To help find similar cases over the Jira here is small log's excerpt:
-
-
- stack smashing detected ***: /usr/sbin/zabbix_server terminated
======= Backtrace: =========
/lib/libc.so.6(__fortify_fail+0x4d)[0xb8e59d]
/lib/libc.so.6(+0xf754a)[0xb8e54a]
/usr/sbin/zabbix_server[0x80dd0f4]
/usr/sbin/zabbix_server(str_base64_decode+0x51a)[0x80acdba]
/usr/sbin/zabbix_server(comms_parse_response+0x25b)[0x80a6b5b]
/usr/sbin/zabbix_server[0x806e69e]
/usr/sbin/zabbix_server(main_trapper_loop+0x12f)[0x806f41f]
/usr/sbin/zabbix_server(MAIN_ZABBIX_ENTRY+0x816)[0x8059416]
/usr/sbin/zabbix_server(daemon_start+0x2af)[0x809dcbf]
/usr/sbin/zabbix_server(main+0x2d0)[0x8059c40]
/lib/libc.so.6(__libc_start_main+0xe6)[0xaadce6]
/usr/sbin/zabbix_server[0x8053de1]
...
14314:20120503:115247.714 Zabbix Server stopped. Zabbix 2.0.0rc4 (revision 27142).
- stack smashing detected ***: /usr/sbin/zabbix_server terminated
-
More detailed investigated "x86_64" platform on Debian 6.0.4, zabbix_server 2.0.0rc3 (latest revisions)
If sent values is 52K and more - trapper will get "futex", sent value 48K - server was able to decode it.
In production environment I saw 90-120K sent values.
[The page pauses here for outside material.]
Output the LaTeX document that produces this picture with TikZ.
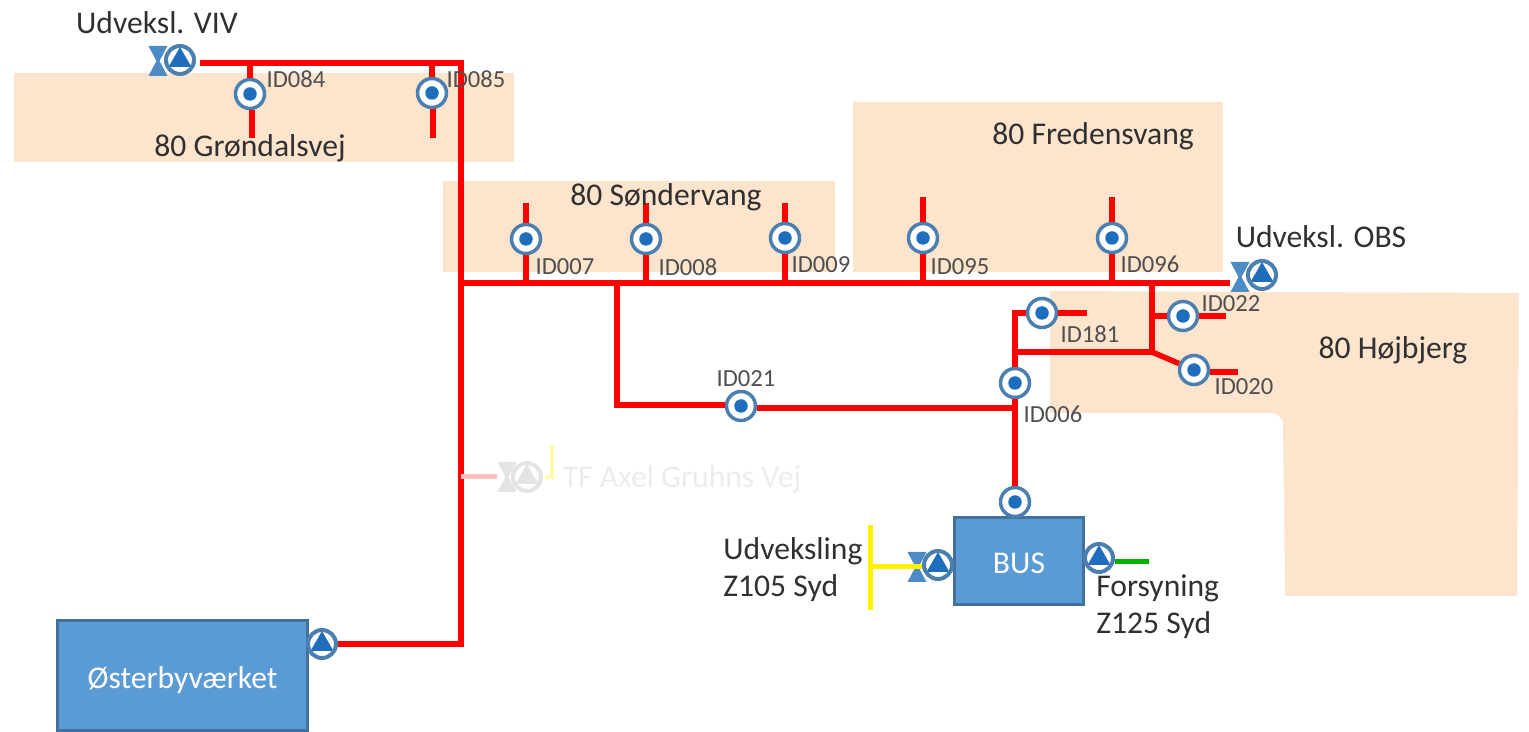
\documentclass[tikz,border=0pt]{standalone}
\usepackage{fontspec}
\setmainfont{Carlito}
\definecolor{areaorange}{HTML}{FDE4CD}
\definecolor{boxblue}{HTML}{5B9BD5}
\definecolor{edgeblue}{HTML}{41719C}
\definecolor{ringblue}{HTML}{4A7FAF}
\definecolor{valveblue}{HTML}{4D8BC6}
\definecolor{dotblue}{HTML}{1F6EBE}
\definecolor{textgrey}{HTML}{303030}
\definecolor{fadegrey}{HTML}{E4E4E4}
\definecolor{fadetext}{HTML}{ECECEC}
\definecolor{fadepink}{HTML}{FFBFC0}
\definecolor{fadeyellow}{HTML}{FFFBA8}
\tikzset{
  areafill/.style={fill=areaorange},
  redline/.style={draw=red, line width=0.11cm},
  yellowline/.style={draw=yellow, line width=0.1cm},
  greenline/.style={draw=green!70!black, line width=0.1cm},
  fadeline/.style={draw=fadepink, line width=0.1cm},
  arealabel/.style={font=\fontsize{18}{21}\selectfont, text=textgrey, inner sep=0pt},
  idlabel/.style={font=\fontsize{14}{16}\selectfont, text=textgrey!85, inner sep=0pt},
  station/.style={rectangle, draw=edgeblue, line width=0.06cm, fill=boxblue, text=white,
    font=\fontsize{18}{21}\selectfont, inner sep=0pt},
  gauge/.style={circle, draw=ringblue, line width=0.07cm, fill=white, minimum size=0.58cm, inner sep=0pt,
    path picture={\fill[dotblue] (path picture bounding box.center) circle (0.135cm);}},
  pumpbody/.style 2 args={circle, draw=#1, line width=0.08cm, fill=white, minimum size=0.56cm, inner sep=0pt,
    path picture={\fill[#2, shift={(path picture bounding box.center)}]
      (-0.23cm,-0.14cm) -- (0.23cm,-0.14cm) -- (0,0.26cm) -- cycle;}},
  pump/.style={pumpbody={ringblue}{dotblue}},
  fadepump/.style={pumpbody={fadegrey}{fadegrey}},
  valve/.style={rectangle, minimum width=0.38cm, minimum height=0.6cm, inner sep=0pt,
    path picture={\fill[#1, shift={(path picture bounding box.center)}]
      (-0.19cm,0.3cm) -- (0.19cm,0.3cm) -- (0.03cm,0) -- (0.19cm,-0.3cm) -- (-0.19cm,-0.3cm) -- (-0.03cm,0) -- cycle;}},
  valve/.default=valveblue
}
\begin{document}
\begin{tikzpicture}[x=0.02cm, y=-0.02cm]
    \useasboundingbox (0,0) rectangle (1529,732);

    % Draw the areas
    \fill[areafill] (14,73) rectangle (514,162);
    \fill[areafill] (443,181) rectangle (835,272);
    \fill[areafill] (853,102) rectangle (1223,272);
    \fill[areafill] (1050,291) -- (1519,293) -- (1517,596) -- (1285,596) -- (1283,424)
        to[out=90, in=0] (1271,413) -- (1050,413) -- cycle;

    % Place the stations
    \node[station, minimum width=5cm, minimum height=2.2cm] (oster) at (182.5,675.5) {\raisebox{-0.1cm}[\height][\depth]{Østerbyværket}};
    \node[station, minimum width=2.6cm, minimum height=1.76cm] (bus) at (1019,561) {\raisebox{-0.04cm}[\height][\depth]{BUS}};

    % Place the pumps and valves
    \node[pump] (pumpviv) at (180,60) {};
    \node[valve] (valveviv) at (158,61) {};
    \node[pump] (pumpobs) at (1262,275) {};
    \node[valve] (valveobs) at (1240,277) {};
    \node[pump] (pumposter) at (322,644) {};
    \node[valve] (valvesyd) at (917,567) {};
    \node[pump] (pumpfors) at (1099,558) {};
    \node[fadepump] (pumpaxel) at (527,477) {};
    \node[valve=fadegrey] (valveaxel) at (507,477) {};

    % Place the gauges
    \node[gauge] (id084) at (250,94) {};
    \node[gauge] (id085) at (432,93) {};
    \node[gauge] (id007) at (526,239) {};
    \node[gauge] (id008) at (646,239) {};
    \node[gauge] (id009) at (785,238) {};
    \node[gauge] (id095) at (923,238) {};
    \node[gauge] (id096) at (1112,238) {};
    \node[gauge] (id181) at (1042,313) {};
    \node[gauge] (id022) at (1183,316) {};
    \node[gauge] (id020) at (1194,370) {};
    \node[gauge] (id006) at (1015,383) {};
    \node[gauge] (id021) at (741,406) {};
    \node[gauge] (idbus) at (1015,502) {};

    % Define the junctions and free ends
    \coordinate (startviv) at (200,63);
    \coordinate (topright) at (461,63);
    \coordinate (j084) at (250,63);
    \coordinate (j085) at (432,63);
    \coordinate (e084) at (252,138);
    \coordinate (e085) at (433,138);
    \coordinate (cross) at (461,283);
    \coordinate (corner) at (461,644);
    \coordinate (axelj) at (461,477);
    \coordinate (j007) at (526,283);
    \coordinate (j008) at (646,283);
    \coordinate (j009) at (785,283);
    \coordinate (j095) at (923,283);
    \coordinate (j096) at (1112,283);
    \coordinate (j152) at (1152,283);
    \coordinate (e007) at (526,203);
    \coordinate (e008) at (646,203);
    \coordinate (e009) at (785,203);
    \coordinate (e095) at (923,197);
    \coordinate (e096) at (1112,197);
    \coordinate (j617) at (617,283);
    \coordinate (k617) at (617,405);
    \coordinate (j408) at (1015,408);
    \coordinate (j352) at (1015,352);
    \coordinate (k352) at (1152,352);
    \coordinate (j316) at (1152,316);
    \coordinate (k313) at (1015,313);
    \coordinate (e181) at (1087,313);
    \coordinate (e022) at (1226,316);
    \coordinate (e020) at (1238,372);
    \coordinate (yellowj) at (870,567);
    \coordinate (yellowa) at (870,525);
    \coordinate (yellowb) at (870,610);
    \coordinate (e125) at (1149,562);
    \coordinate (axela) at (552,445);
    \coordinate (axelb) at (552,477);
    \coordinate (axelc) at (545,477);

    % Draw the red pipes
    \draw[redline] (startviv) -- (topright) -- (corner) -- (pumposter);
    \draw[redline] (j084) -- (id084);
    \draw[redline] (e084 |- id084.south) -- (e084);
    \draw[redline] (j085) -- (id085);
    \draw[redline] (e085 |- id085.south) -- (e085);
    \draw[redline] (cross) -- (valveobs.west |- cross);
    \foreach \idnum in {007,008,009,095,096} {
        \draw[redline] (e\idnum) -- (id\idnum);
        \draw[redline] (id\idnum) -- (j\idnum);
    }
    \draw[redline] (j617) -- (k617) -- (id021.west |- k617);
    \draw[redline] (id021.east |- j408) -- (j408);
    \draw[redline] (id006) -- (idbus);
    \draw[redline] (id006) -- (k313) -- (id181);
    \draw[redline] (id181) -- (e181);
    \draw[redline] (j352) -- (k352) -- (j152);
    \draw[redline] (j316) -- (id022);
    \draw[redline] (id022) -- (e022);
    \draw[redline] (k352) -- (id020);
    \draw[redline] (id020.east |- e020) -- (e020);

    % Draw the other pipes
    \draw[yellowline] (yellowa) -- (yellowb);
    \draw[yellowline] (yellowj) -- (valvesyd.east);
    \draw[greenline] (pumpfors.east |- e125) -- (e125);
    \draw[fadeline] (axelj) -- (valveaxel);
    \draw[draw=fadeyellow, line width=0.08cm] (axela) -- (axelb) -- (axelc);

    % Place the pump over the yellow pipe
    \node[pump] (pumpsyd) at (938,565) {};

    % Place the labels
    \node[arealabel] (viv) at (157,23) {Udveksl. VIV};
    \node[arealabel] (obs) at (1321,237) {Udveksl. OBS};
    \node[arealabel] (grondal) at (250,148) {80 Grøndalsvej};
    \node[arealabel] (sonder) at (666,197) {80 Søndervang};
    \node[arealabel] (freden) at (1093,136) {80 Fredensvang};
    \node[arealabel] (hojbjerg) at (1393,350) {80 Højbjerg};
    \node[arealabel, text=fadetext] (axel) at (682,479) {TF Axel Gruhns Vej};
    \node[arealabel, align=left, anchor=west] (z105) at (723,570) {Udveksling\\Z105 Syd};
    \node[arealabel, align=left, anchor=west] (z125) at (1096,607) {Forsyning\\Z125 Syd};

    % Place the gauge labels
    \node[idlabel] (t084) at (296,79) {ID084};
    \node[idlabel] (t085) at (476,79) {ID085};
    \node[idlabel] (t007) at (565,267) {ID007};
    \node[idlabel] (t008) at (688,267) {ID008};
    \node[idlabel] (t009) at (821,265) {ID009};
    \node[idlabel] (t095) at (960,267) {ID095};
    \node[idlabel] (t096) at (1150,264) {ID096};
    \node[idlabel] (t022) at (1231,304) {ID022};
    \node[idlabel] (t181) at (1090,334) {ID181};
    \node[idlabel] (t020) at (1244,387) {ID020};
    \node[idlabel] (t006) at (1053,414) {ID006};
    \node[idlabel] (t021) at (746,379) {ID021};
\end{tikzpicture}
\end{document}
See attached "200rc3_ltrace_681_futex.out" and just in case small Strace "200rc3_strace_342_futex.out"
DBforBix (Orabbix) sends two small values and one "52K" in the row.
It's not possible to see anything in the zabbix log because the trapper hang.
The same will happen with all available trappers during some period of time. Frontend will show that zabbix server is not running.
In the attached archive "script_to_reproduce" you can find a ready script and dummy files different size to easily reproduce this case, you even don'y need to create any hosts/items to reproduce the crash/futex.